= Jean Kerléo =

French perfumer (1932–2025)

Kerléo on the Champs Elysées launching a new perfume

Jean Kerléo (/fr/; 24 February 1932 – 23 July 2025) was a French perfumer who worked in-house for Jean Patou and was also the founder of the Osmothèque, a scent archive in Versailles.

==Life and career==
Kerléo was born on 24 February 1932 in Brittany, France. At age 22, he began making perfumes for a New York City company, Helena Rubinstein. He received the Prix des Parfumeurs de France in 1965, served as the president for the Society of French Perfumers from 1976 to 1979, and was awarded the Prix François COTY in 2001.

From 1967 until 1998, Kerléo was the in-house perfumer for the Patou, the second in line after Henri Alméras, where he composed the influential perfumes 1000 and Sublime. In 1999, he passed his position of head perfumer of Patou to Jean-Michel Duriez and became the director of the Osmothèque, which he co-founded. In this position, he supervised, researched, and extended the collection of this fragrance archive to encompass and reconstruct more ancient and lost perfumes. In 2008, he handed the position of president and director to Patricia de Nicolaï, the great-granddaughter of Pierre-François Pascal Guerlain.

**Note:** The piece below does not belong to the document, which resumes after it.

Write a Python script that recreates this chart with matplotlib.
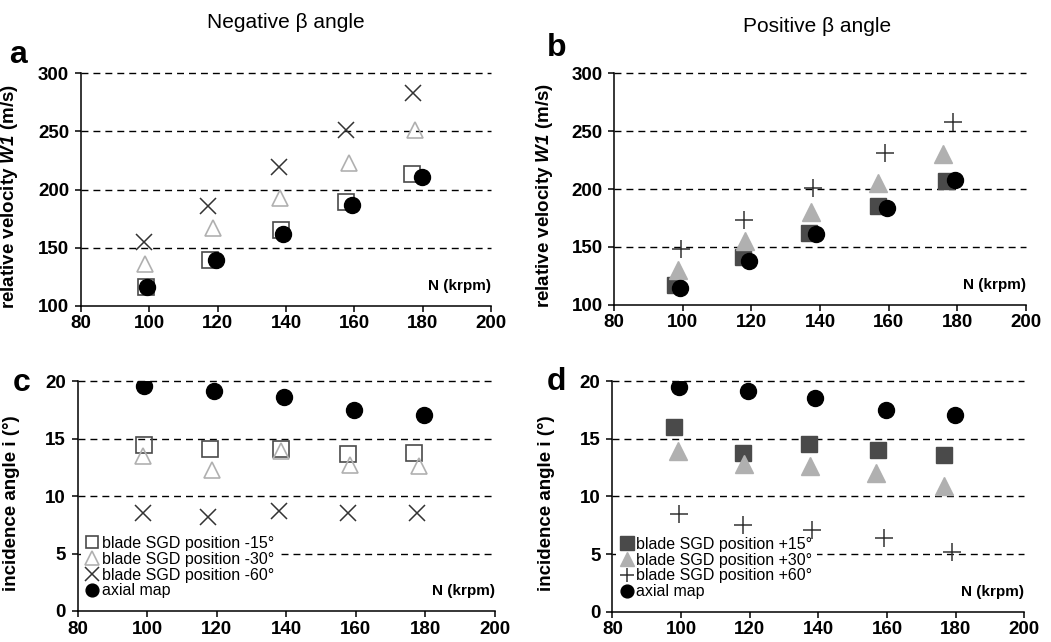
import numpy as np
import matplotlib
matplotlib.use("Agg")
import matplotlib.pyplot as plt

plt.rcParams['font.family'] = ['Liberation Sans', 'DejaVu Sans']
plt.rcParams['mathtext.fontset'] = 'custom'
plt.rcParams['mathtext.rm'] = 'Liberation Sans'
plt.rcParams['mathtext.it'] = 'Liberation Sans:italic'
plt.rcParams['mathtext.bf'] = 'Liberation Sans:bold:italic'

# ---- data ----
# panel a : negative beta, relative velocity W1 (m/s)
a_x15 = [98.9, 117.8, 138.5, 157.5, 177.0]
a_y15 = [116, 139, 165, 189, 213]
a_x30 = [98.7, 118.6, 138.2, 158.4, 177.8]
a_y30 = [136, 167, 193, 223, 251]
a_x60 = [98.4, 117.3, 137.8, 157.5, 177.3]
a_y60 = [155, 186, 219, 251, 283]
a_xax = [99.2, 119.5, 139.0, 159.4, 179.7]
a_yax = [116, 139, 162, 187, 211]

# panel b : positive beta, relative velocity W1 (m/s)
b_x15 = [97.7, 117.6, 136.9, 157.0, 176.9]
b_y15 = [117, 141, 162, 185, 207]
b_x30 = [98.5, 118.1, 137.4, 156.8, 176.0]
b_y30 = [130, 155, 180, 205, 230]
b_x60 = [99.4, 117.8, 138.1, 159.0, 178.9]
b_y60 = [148, 173, 201, 231, 258]
b_xax = [99.2, 119.4, 138.8, 159.5, 179.4]
b_yax = [114, 138, 161, 184, 208]

# panel c : negative beta, incidence angle (deg)
c_x15 = [99.2, 118.1, 138.5, 157.6, 176.8]
c_y15 = [14.4, 14.05, 14.05, 13.65, 13.75]
c_x30 = [98.9, 118.7, 138.5, 158.3, 178.0]
c_y30 = [13.5, 12.3, 13.9, 12.7, 12.6]
c_x60 = [98.9, 117.6, 138.0, 157.8, 177.5]
c_y60 = [8.55, 8.2, 8.7, 8.55, 8.55]
c_xax = [99.2, 119.2, 139.2, 159.5, 179.7]
c_yax = [19.6, 19.1, 18.65, 17.45, 17.05]

# panel d : positive beta, incidence angle (deg)
d_x15 = [98.0, 118.0, 137.2, 157.3, 176.7]
d_y15 = [16.0, 13.75, 14.5, 14.0, 13.6]
d_x30 = [99.0, 118.3, 137.6, 156.8, 176.6]
d_y30 = [13.9, 12.8, 12.6, 12.0, 10.9]
d_x60 = [99.5, 118.2, 138.3, 159.2, 178.8]
d_y60 = [8.5, 7.5, 7.1, 6.35, 5.2]
d_xax = [99.5, 119.4, 139.0, 159.7, 179.8]
d_yax = [19.5, 19.1, 18.55, 17.45, 17.05]

neg_labels = ['blade SGD position -15°', 'blade SGD position -30°',
              'blade SGD position -60°', 'axial map']
pos_labels = ['blade SGD position +15°', 'blade SGD position +30°',
              'blade SGD position +60°', 'axial map']

DARK = '#4a4a4a'
LIGHT = '#b0b0b0'
XCOL = '#333333'

fig = plt.figure(figsize=(10.51, 6.42), dpi=100)
ax_a = fig.add_axes([0.0771, 0.5238, 0.3901, 0.3620])
ax_b = fig.add_axes([0.5845, 0.5254, 0.3914, 0.3604])
ax_c = fig.add_axes([0.0739, 0.0483, 0.3971, 0.3582])
ax_d = fig.add_axes([0.5826, 0.0472, 0.3920, 0.3593])


def style_axes(ax, ylim, yticks, grid):
    ax.set_xlim(80, 200)
    ax.set_ylim(*ylim)
    ax.set_xticks(np.arange(80, 201, 20))
    ax.set_yticks(yticks)
    for s in ['top', 'right']:
        ax.spines[s].set_visible(False)
    for s in ['left', 'bottom']:
        ax.spines[s].set_linewidth(1.1)
    ax.tick_params(direction='out', length=4.5, width=1.1, labelsize=13.5)
    ax.tick_params(axis='x', pad=2.5)
    ax.tick_params(axis='y', pad=4)
    for lab in ax.get_xticklabels() + ax.get_yticklabels():
        lab.set_fontweight('bold')
    for g in grid:
        ax.axhline(g, color='black', lw=1.0, ls=(0, (5, 3.6)),
                   zorder=0.5, clip_on=False)
    ax.text(1.0, 0.085, 'N (krpm)', transform=ax.transAxes, ha='right',
            va='center', fontsize=11, fontweight='bold')


# negative beta panels: open markers
for ax, xs, ys in [
    (ax_a, [a_x15, a_x30, a_x60, a_xax], [a_y15, a_y30, a_y60, a_yax]),
    (ax_c, [c_x15, c_x30, c_x60, c_xax], [c_y15, c_y30, c_y60, c_yax]),
]:
    ax.plot(xs[0], ys[0], ls='none', marker='s', ms=11, mfc='none',
            mec=DARK, mew=1.2, label=neg_labels[0], zorder=2)
    ax.plot(xs[1], ys[1], ls='none', marker='^', ms=12, mfc='none',
            mec=LIGHT, mew=1.2, label=neg_labels[1], zorder=2)
    ax.plot(xs[2], ys[2], ls='none', marker='x', ms=12, color=XCOL,
            mew=1.1, label=neg_labels[2], zorder=2)
    ax.plot(xs[3], ys[3], ls='none', marker='o', ms=11.5, color='black',
            label=neg_labels[3], zorder=2)

# positive beta panels: filled markers
for ax, xs, ys in [
    (ax_b, [b_x15, b_x30, b_x60, b_xax], [b_y15, b_y30, b_y60, b_yax]),
    (ax_d, [d_x15, d_x30, d_x60, d_xax], [d_y15, d_y30, d_y60, d_yax]),
]:
    ax.plot(xs[0], ys[0], ls='none', marker='s', ms=12, color=DARK,
            label=pos_labels[0], zorder=2)
    ax.plot(xs[1], ys[1], ls='none', marker='^', ms=13, color=LIGHT,
            label=pos_labels[1], zorder=2)
    ax.plot(xs[2], ys[2], ls='none', marker='+', ms=13, color=XCOL,
            mew=1.1, label=pos_labels[2], zorder=2)
    ax.plot(xs[3], ys[3], ls='none', marker='o', ms=11.5, color='black',
            label=pos_labels[3], zorder=2)

style_axes(ax_a, (100, 300), [100, 150, 200, 250, 300], [150, 200, 250, 300])
style_axes(ax_b, (100, 300), [100, 150, 200, 250, 300], [150, 200, 250, 300])
style_axes(ax_c, (0, 20), [0, 5, 10, 15, 20], [5, 10, 15, 20])
style_axes(ax_d, (0, 20), [0, 5, 10, 15, 20], [5, 10, 15, 20])

ylab_w = r'relative velocity $\mathbf{W1}$ (m/s)'
ylab_i = 'incidence angle i (°)'
ax_a.set_ylabel(ylab_w, fontsize=13.5, fontweight='bold')
ax_b.set_ylabel(ylab_w, fontsize=13.5, fontweight='bold')
ax_c.set_ylabel(ylab_i, fontsize=13.5, fontweight='bold')
ax_d.set_ylabel(ylab_i, fontsize=13.5, fontweight='bold')
ax_a.yaxis.set_label_coords(-0.148, 0.47)
ax_b.yaxis.set_label_coords(-0.144, 0.47)
ax_c.yaxis.set_label_coords(-0.137, 0.47)
ax_d.yaxis.set_label_coords(-0.139, 0.47)

for ax in [ax_c, ax_d]:
    leg = ax.legend(loc='lower left', bbox_to_anchor=(0.0, 0.02),
                    fontsize=11.5, frameon=True, fancybox=False,
                    edgecolor='none', facecolor='white', framealpha=1,
                    handlelength=0.8, handletextpad=0.2, labelspacing=0.05,
                    borderpad=0.3, borderaxespad=0.2, markerscale=0.8)
    leg.set_zorder(1)

fig.text(0.272, 0.965, 'Negative β angle', ha='center', va='center',
         fontsize=15)
fig.text(0.777, 0.959, 'Positive β angle', ha='center', va='center',
         fontsize=15)

for lab, x, y in [('a', 0.009, 0.915), ('b', 0.52, 0.925),
                  ('c', 0.012, 0.403), ('d', 0.52, 0.405)]:
    fig.text(x, y, lab, fontsize=23, fontweight='bold', ha='left',
             va='center')

fig.savefig('out.png', dpi=100)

Kerleo died on 23 July 2025, at the age of 93.

==Creations for Jean Patou==
- Lacoste Eau de Sport (1967, for men; discontinued)
- 1000 (1972)
- Eau de Patou (1976)
- Patou pour Homme (1980, for men; discontinued)
- Ma Liberté (1987, discontinued)
- Sublime (1992)
- Patou pour Homme Privé (1994, for men; discontinued)
- Voyageur (1995)

In 1984, Kerléo was responsible for the recreation of 12 iconic Patou fragrances of the early decades: Amour-Amour, Que sais-je, Adieu Sagesse, Chaldée, Moment Suprême, Cocktail, Divine Folie, Normandie, Vacances, Colony, L'Heure Attendue, and Câline. Very much in the spirit of his later work at the Osmothèque, he restricted himself to those fragrances he could confidently reassemble based on existing formulas and available ingredients, avoiding guesswork where such reference material was not available. For this reason, many classic Patou fragrances were not recreated.